Big decisions are often fraught with risk. Sometimes though the only way to make the right decision though is to test the options first.

For the last few months I've been working on a CMS application for a client that has been steadily growing in size. We both agree that there will come a time where we will need to make some decisions about the design of the application so that it remains easy enough to maintain and develop but also scales up with the client's expected growth for the next few years.

It's something we've both been putting off for some time now, but with more projects and clients appearing in the client's pipeline, we've decided that now is the right time to start making these decisions.

The problem has always been though that if we make the wrong decision we end up too far down a path that we don't want to be. Backtracking might not be an option and working towards a different solution is something that we don't want to end up doing either.
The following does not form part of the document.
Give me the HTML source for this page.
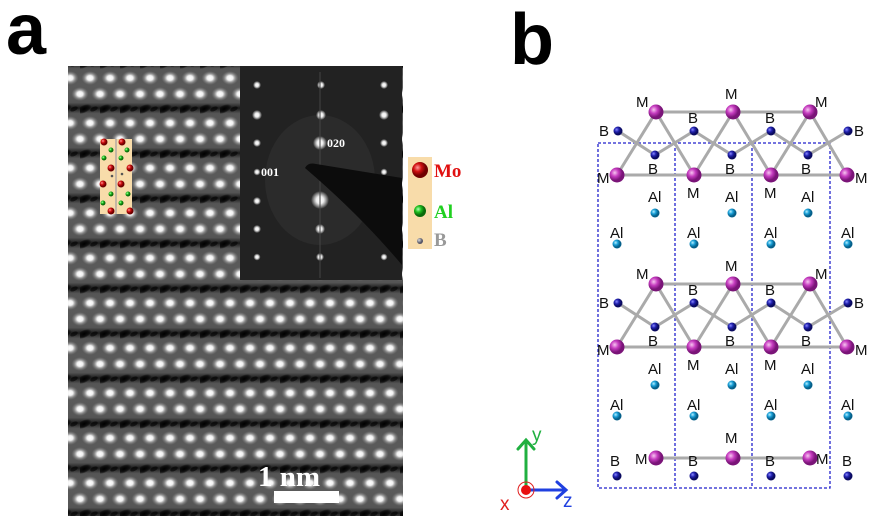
<!DOCTYPE html>
<html><head><meta charset="utf-8"><style>
html,body{margin:0;padding:0;background:#fff;width:876px;height:528px;overflow:hidden}
svg{display:block}
text{font-family:"Liberation Sans",sans-serif}
</style></head><body>
<svg width="876" height="528" viewBox="0 0 876 528" xmlns="http://www.w3.org/2000/svg">
<defs>
<radialGradient id="wd"><stop offset="0" stop-color="#fff"/><stop offset="0.35" stop-color="#f0f0f0"/><stop offset="0.7" stop-color="#aaa" stop-opacity="0.5"/><stop offset="1" stop-color="#888" stop-opacity="0"/></radialGradient>
<radialGradient id="dk"><stop offset="0" stop-color="#000"/><stop offset="0.6" stop-color="#0a0a0a" stop-opacity="0.85"/><stop offset="1" stop-color="#000" stop-opacity="0"/></radialGradient>
<radialGradient id="sp"><stop offset="0" stop-color="#fff"/><stop offset="0.4" stop-color="#eee"/><stop offset="1" stop-color="#fff" stop-opacity="0"/></radialGradient>
<radialGradient id="mg" cx="0.35" cy="0.35"><stop offset="0" stop-color="#f7c6f0"/><stop offset="0.5" stop-color="#c63cc0"/><stop offset="1" stop-color="#7a1478"/></radialGradient>
<radialGradient id="bl" cx="0.35" cy="0.35"><stop offset="0" stop-color="#8a8aff"/><stop offset="0.5" stop-color="#2222b0"/><stop offset="1" stop-color="#0a0a60"/></radialGradient>
<radialGradient id="cy" cx="0.35" cy="0.35"><stop offset="0" stop-color="#b8f0ff"/><stop offset="0.5" stop-color="#1aa0d8"/><stop offset="1" stop-color="#05608a"/></radialGradient>
<radialGradient id="rd" cx="0.35" cy="0.35"><stop offset="0" stop-color="#ff9a9a"/><stop offset="0.5" stop-color="#d01010"/><stop offset="1" stop-color="#700000"/></radialGradient>
<radialGradient id="gr" cx="0.35" cy="0.35"><stop offset="0" stop-color="#b0ffb0"/><stop offset="0.5" stop-color="#20c020"/><stop offset="1" stop-color="#0a6a0a"/></radialGradient>
<radialGradient id="gy" cx="0.35" cy="0.35"><stop offset="0" stop-color="#ddd"/><stop offset="1" stop-color="#556"/></radialGradient>
<linearGradient id="band" x1="0" y1="0" x2="0" y2="1">
<stop offset="0" stop-color="#1a1a1a"/><stop offset="0.12" stop-color="#555"/><stop offset="0.5" stop-color="#5a5a5a"/><stop offset="0.88" stop-color="#555"/><stop offset="1" stop-color="#1a1a1a"/></linearGradient>
<pattern id="tem" x="80" y="63" width="20" height="45" patternUnits="userSpaceOnUse">
<rect width="20" height="45" fill="url(#band)"/>
<ellipse cx="4" cy="1" rx="8" ry="4" fill="url(#dk)" transform="rotate(-25 4 1)"/>
<ellipse cx="4" cy="46" rx="8" ry="4" fill="url(#dk)" transform="rotate(-25 4 46)"/>
<ellipse cx="14" cy="1" rx="4" ry="2" fill="#000" opacity="0.6" transform="rotate(-25 14 1)"/>
<ellipse cx="14" cy="46" rx="4" ry="2" fill="#000" opacity="0.6" transform="rotate(-25 14 46)"/>
<ellipse cx="10" cy="15" rx="8.5" ry="7" fill="url(#wd)"/>
<ellipse cx="0" cy="31" rx="8.5" ry="7" fill="url(#wd)"/>
<ellipse cx="20" cy="31" rx="8.5" ry="7" fill="url(#wd)"/>
</pattern>
</defs>

<text x="6" y="54" font-size="72" font-weight="bold">a</text>
<text x="510" y="64" font-size="72" font-weight="bold">b</text>

<!-- TEM -->
<rect x="68" y="66" width="335" height="450" fill="#555"/>
<rect x="68" y="66" width="335" height="450" fill="url(#tem)"/>

<!-- small inset -->
<rect x="100" y="139" width="32" height="75" fill="#f8dcaa"/>
<line x1="116" y1="139" x2="116" y2="214" stroke="#9090a0" stroke-width="1"/>
<g>
<circle cx="104" cy="142" r="3.5" fill="url(#rd)"/><circle cx="122" cy="142" r="3.5" fill="url(#rd)"/>
<circle cx="111" cy="150" r="2.5" fill="url(#gr)"/><circle cx="127" cy="150" r="2.5" fill="url(#gr)"/>
<circle cx="104" cy="158" r="2.5" fill="url(#gr)"/><circle cx="121" cy="158" r="2.5" fill="url(#gr)"/>
<circle cx="111" cy="168" r="3.5" fill="url(#rd)"/><circle cx="130" cy="168" r="3.5" fill="url(#rd)"/>
<circle cx="112" cy="176" r="1.3" fill="#555"/><circle cx="122" cy="174" r="1.3" fill="#555"/>
<circle cx="103" cy="184" r="3.5" fill="url(#rd)"/><circle cx="121" cy="184" r="3.5" fill="url(#rd)"/>
<circle cx="111" cy="194" r="2.5" fill="url(#gr)"/><circle cx="128" cy="194" r="2.5" fill="url(#gr)"/>
<circle cx="103" cy="203" r="2.5" fill="url(#gr)"/><circle cx="121" cy="203" r="2.5" fill="url(#gr)"/>
<circle cx="111" cy="211" r="3.5" fill="url(#rd)"/><circle cx="130" cy="211" r="3.5" fill="url(#rd)"/>
</g>

<!-- diffraction inset -->
<rect x="240" y="66" width="162" height="214" fill="#222"/>
<ellipse cx="320" cy="180" rx="55" ry="65" fill="#333" opacity="0.5"/>
<g fill="url(#sp)">
<circle cx="257" cy="85" r="4"/><circle cx="321" cy="85" r="4"/><circle cx="384" cy="85" r="4"/>
<circle cx="257" cy="115" r="5"/><circle cx="321" cy="115" r="5"/><circle cx="384" cy="115" r="5"/>
<circle cx="257" cy="143" r="4"/><circle cx="320" cy="143" r="7"/><circle cx="384" cy="143" r="4"/>
<circle cx="257" cy="172" r="3.5"/><circle cx="384" cy="172" r="3.5"/>
<circle cx="257" cy="201" r="4"/><circle cx="320" cy="200" r="9"/>
<circle cx="257" cy="229" r="4"/><circle cx="320" cy="229" r="5"/>
<circle cx="257" cy="257" r="3.5"/><circle cx="320" cy="257" r="4"/><circle cx="384" cy="257" r="3.5"/>
</g>
<line x1="320" y1="72" x2="320" y2="278" stroke="#444" stroke-width="1"/>
<path d="M305,168 Q308,162 316,164 L402,178 L402,265 Q360,215 305,168 Z" fill="#0c0c0c"/>
<text x="327" y="147" font-size="12" font-weight="bold" fill="#fff" style="font-family:'Liberation Serif',serif">020</text>
<text x="261" y="176" font-size="12" font-weight="bold" fill="#fff" style="font-family:'Liberation Serif',serif">001</text>

<!-- scale bar -->
<text x="258" y="486" font-size="29" font-weight="bold" fill="#fff" style="font-family:'Liberation Serif',serif">1 nm</text>
<rect x="274" y="491" width="65" height="12" fill="#fff"/>

<!-- legend -->
<rect x="408" y="157" width="24" height="92" fill="#f8dcaa"/>
<circle cx="420" cy="170" r="8" fill="url(#rd)"/>
<circle cx="420" cy="211" r="6" fill="url(#gr)"/>
<circle cx="420" cy="241" r="3" fill="url(#gy)"/>
<g font-weight="bold" font-size="19">
<text x="434" y="177" fill="#e01010" style="font-family:'Liberation Serif',serif">Mo</text>
<text x="434" y="218" fill="#20d020" style="font-family:'Liberation Serif',serif">Al</text>
<text x="434" y="246" fill="#999" style="font-family:'Liberation Serif',serif">B</text>
</g>

<!-- panel b -->
<g stroke="#2222cc" stroke-width="1.3" stroke-dasharray="3,2" fill="none">
<rect x="598" y="143" width="232" height="345"/>
<line x1="675" y1="143" x2="675" y2="488"/><line x1="752" y1="143" x2="752" y2="488"/>
</g>

<g id="layer">
<g stroke="#aaa" stroke-width="3" fill="none">
<line x1="656" y1="112" x2="810" y2="112"/>
<line x1="617" y1="175" x2="847" y2="175"/>
<polyline points="618,131 655,155 694,131 732,155 771,131 808,155 848,131"/>
<line x1="656" y1="112" x2="617" y2="175"/><line x1="656" y1="112" x2="694" y2="175"/>
<line x1="733" y1="112" x2="694" y2="175"/><line x1="733" y1="112" x2="771" y2="175"/>
<line x1="810" y1="112" x2="771" y2="175"/><line x1="810" y1="112" x2="847" y2="175"/>
</g>
<g fill="url(#mg)">
<circle cx="656" cy="112" r="7.5"/><circle cx="733" cy="112" r="7.5"/><circle cx="810" cy="112" r="7.5"/>
<circle cx="617" cy="175" r="7.5"/><circle cx="694" cy="175" r="7.5"/><circle cx="771" cy="175" r="7.5"/><circle cx="847" cy="175" r="7.5"/>
</g>
<g fill="url(#bl)">
<circle cx="618" cy="131" r="4.5"/><circle cx="694" cy="131" r="4.5"/><circle cx="771" cy="131" r="4.5"/><circle cx="848" cy="131" r="4.5"/>
<circle cx="655" cy="155" r="4.5"/><circle cx="732" cy="155" r="4.5"/><circle cx="808" cy="155" r="4.5"/>
</g>
<g fill="url(#cy)">
<circle cx="655" cy="213" r="4.5"/><circle cx="732" cy="213" r="4.5"/><circle cx="808" cy="213" r="4.5"/>
<circle cx="617" cy="244" r="4.5"/><circle cx="694" cy="244" r="4.5"/><circle cx="771" cy="244" r="4.5"/><circle cx="848" cy="244" r="4.5"/>
</g>
<g font-size="15" fill="#111">
<text x="636" y="107">M</text><text x="725" y="99">M</text><text x="815" y="107">M</text>
<text x="599" y="136">B</text><text x="688" y="123">B</text><text x="765" y="123">B</text><text x="854" y="136">B</text>
<text x="597" y="183">M</text><text x="855" y="183">M</text>
<text x="648" y="174">B</text><text x="725" y="174">B</text><text x="801" y="174">B</text>
<text x="687" y="198">M</text><text x="764" y="198">M</text>
<text x="648" y="202">Al</text><text x="725" y="202">Al</text><text x="801" y="202">Al</text>
<text x="610" y="238">Al</text><text x="687" y="238">Al</text><text x="764" y="238">Al</text><text x="841" y="238">Al</text>
</g>
</g>
<use href="#layer" transform="translate(0,172)"/>

<!-- bottom row -->
<line x1="656" y1="458" x2="810" y2="458" stroke="#aaa" stroke-width="3"/>
<g fill="url(#mg)"><circle cx="656" cy="458" r="7.5"/><circle cx="733" cy="458" r="7.5"/><circle cx="810" cy="458" r="7.5"/></g>
<g fill="url(#bl)"><circle cx="617" cy="476" r="4.5"/><circle cx="694" cy="476" r="4.5"/><circle cx="771" cy="476" r="4.5"/><circle cx="848" cy="476" r="4.5"/></g>
<g font-size="15" fill="#111">
<text x="635" y="464">M</text><text x="725" y="443">M</text><text x="816" y="464">M</text>
<text x="610" y="466">B</text><text x="688" y="466">B</text><text x="765" y="466">B</text><text x="842" y="466">B</text>
</g>

<!-- axes -->
<g stroke-width="3" fill="none" stroke-linecap="round">
<polyline points="518,449 526,440 534,449" stroke="#20b040"/>
<line x1="526" y1="441" x2="526" y2="490" stroke="#20b040"/>
<line x1="526" y1="490" x2="565" y2="490" stroke="#2040e0"/>
<polyline points="557,482 566,490 557,498" stroke="#2040e0"/>
</g>
<circle cx="526" cy="490" r="8" fill="none" stroke="#e02020" stroke-width="1"/>
<circle cx="526" cy="490" r="5" fill="#e81010"/>
<text x="532" y="441" font-size="19" fill="#20b040">y</text>
<text x="563" y="507" font-size="19" fill="#2040e0">z</text>
<text x="500" y="510" font-size="19" fill="#e02020">x</text>
</svg>
</body></html>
The answer to this dilemma has been surprising simple. For each technical decision we have to make, we have a number of options that we can consider. Rather than analysing and committing to the most attractive option (in theory anyway), we have decided to take a day and implement that option in a single day to see where we get to. If by the end of the day, we're still happy that we've made the right decision, then we continue on with this option. If we're starting to have doubts, we abandon the option and try something else.

Software developers will recognise this concept as a spike. This is the idea that you carry out enough work to recognise the risks and knowledge that are associated with change in design or functionality. The spike gives the developer the chance to find out the risk and complexity involved in such a change. With the information, developers can provide better estimates for these changes or completely rule out a change.

The spike is a great way to ensure that you limit risk from a decision without committing to that decision. It will involve some time to determine if the option you are spiking is worth pursuing, there's no getting around it. However it is better to invest some time in pursuing the right decision rather than blindly committing to the wrong decision is it not?